Her story begins on a tragic note – she lost her Jewish family in the Holocaust. She managed to survive because her mother sent her to Switzerland. From there she eventually emigrated to Israel where she joined a paramilitary organization called the Haganah (which later would become the core of the Israeli Defense Forces). It turned out that she was a crackshot who put everyone else around her to shame and her very small stature of 4 ft 7 in (1.40 m) was actually an advantage. So, naturally, she became a sniper.
Her military career only lasted until she was 20 when she was gravely wounded in 1948 during the Israeli War of Independence. A cannon ball exploded in the house where she was living with other students. Three students were killed, several others were injured including Ruth who almost lost her legs. She would eventually recuperate and move to Paris where she began studying psychology. Despite this, Dr. Ruth retains some of her old skills. According to her, she can still load a Sten automatic rifle while being blindfolded in under a minute.
3. Mel Brooks
Today we know him as the creator of some of our favorite parody movies of all time: Spaceballs, Young Frankenstein, Robin Hood: Men in Tights and Blazing Saddles, just to name a few. Before this he was a successful comedian and afterwards he even began staging successful Broadway shows. In other words, he’s done it all when it comes to showbiz but, before that, he also served in World War II.
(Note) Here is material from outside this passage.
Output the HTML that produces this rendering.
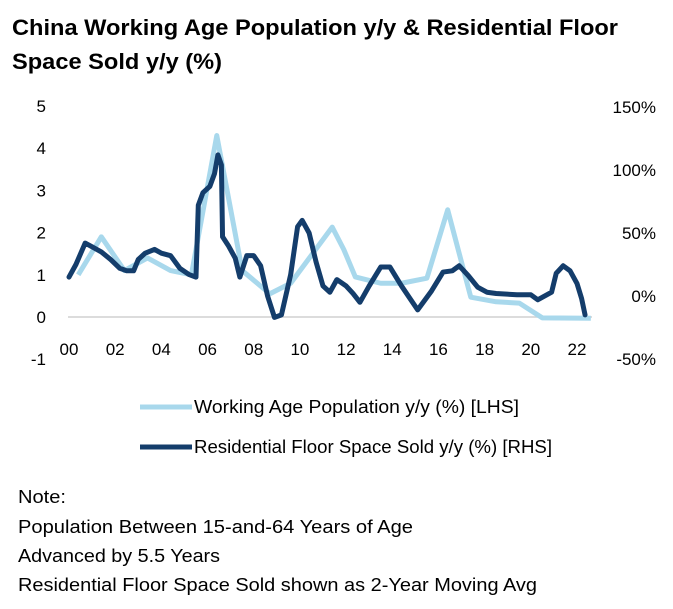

His military career started early on. He was drafted into the war in 1944 right out of high school. He was then sent to the Virginia Military Institute to receive special training and, soon enough, he was a corporal in the 1104 Engineer Combat Battalion.
As a combat engineer, Brooks specialized in detecting and defusing landmines. He retained this position until the end of the war, time during which Brooks was actively working on the frontlines and even took part in the Battle of the Bulge.
4. Rob Riggle
If the name doesn’t ring a bell immediately, you might recognize Rob as an actor/comedian who appeared in some of the funniest movies of recent times including The Hangover, Talladega Nights, The Other Guys and 21/22 Jump Street. Before this, though, he acquired an extremely impressive 23-year career with the U.S. Marine Corps.
Riggle joined the Marines while he was in college in 1990. His initial intention was to become a Naval Aviator after he obtained his pilot’s license, but he eventually quit flight school in order to focus on comedy. He still remained in the Marine Corps Reserves, however, and he eventually served in Liberia, Kosovo and Afghanistan.
He was still a reserve while he developed his comedy career until 2013 when he officially announced his retirement. By then, he had been active for 23 years and retired as a Lieutenant Colonel.
5. James Doohan
Younger readers might have problems remembering who James Doohan was while even older ones will still remember him just as Scotty from Star Trek. It’s true, he played such an iconic role that it was almost impossible for anyone to think of him as anything else other than the Scottish engineer onboard the Starship Enterprise (which is made even weirder by the fact that Doohan was Canadian). However, his military career is definitely something worth mentioning.
Like Mel Brooks, James Doohan fought in World War II in the Royal Canadian Artillery. What makes Doohan so badass? The fact that his first ever combat mission was a little thing called D-Day. That’s right, when the Allies invaded Normandy, Doohan was right there as a lieutenant in the 3rd Canadian Infantry Division.
It gets better. While taking part in D-Day, Doohan was tasked to guide his men through anti-tank mines and he still managed to take out two enemy snipers while doing so. However, in the process, Doohan himself was also shot…six times. Fortunately for him, most of the bullets hit him in the legs and hands. One of them went into his chest but the bullet was actually stopped by a cigarette case. The bullet in his hand was the most problematic because it cost him a finger. This is something that Doohan tried to hide later on as an actor, but you can still catch glimpses of his four-fingered hand if you are quick enough (if you see it and it has five fingers, it’s a hand double).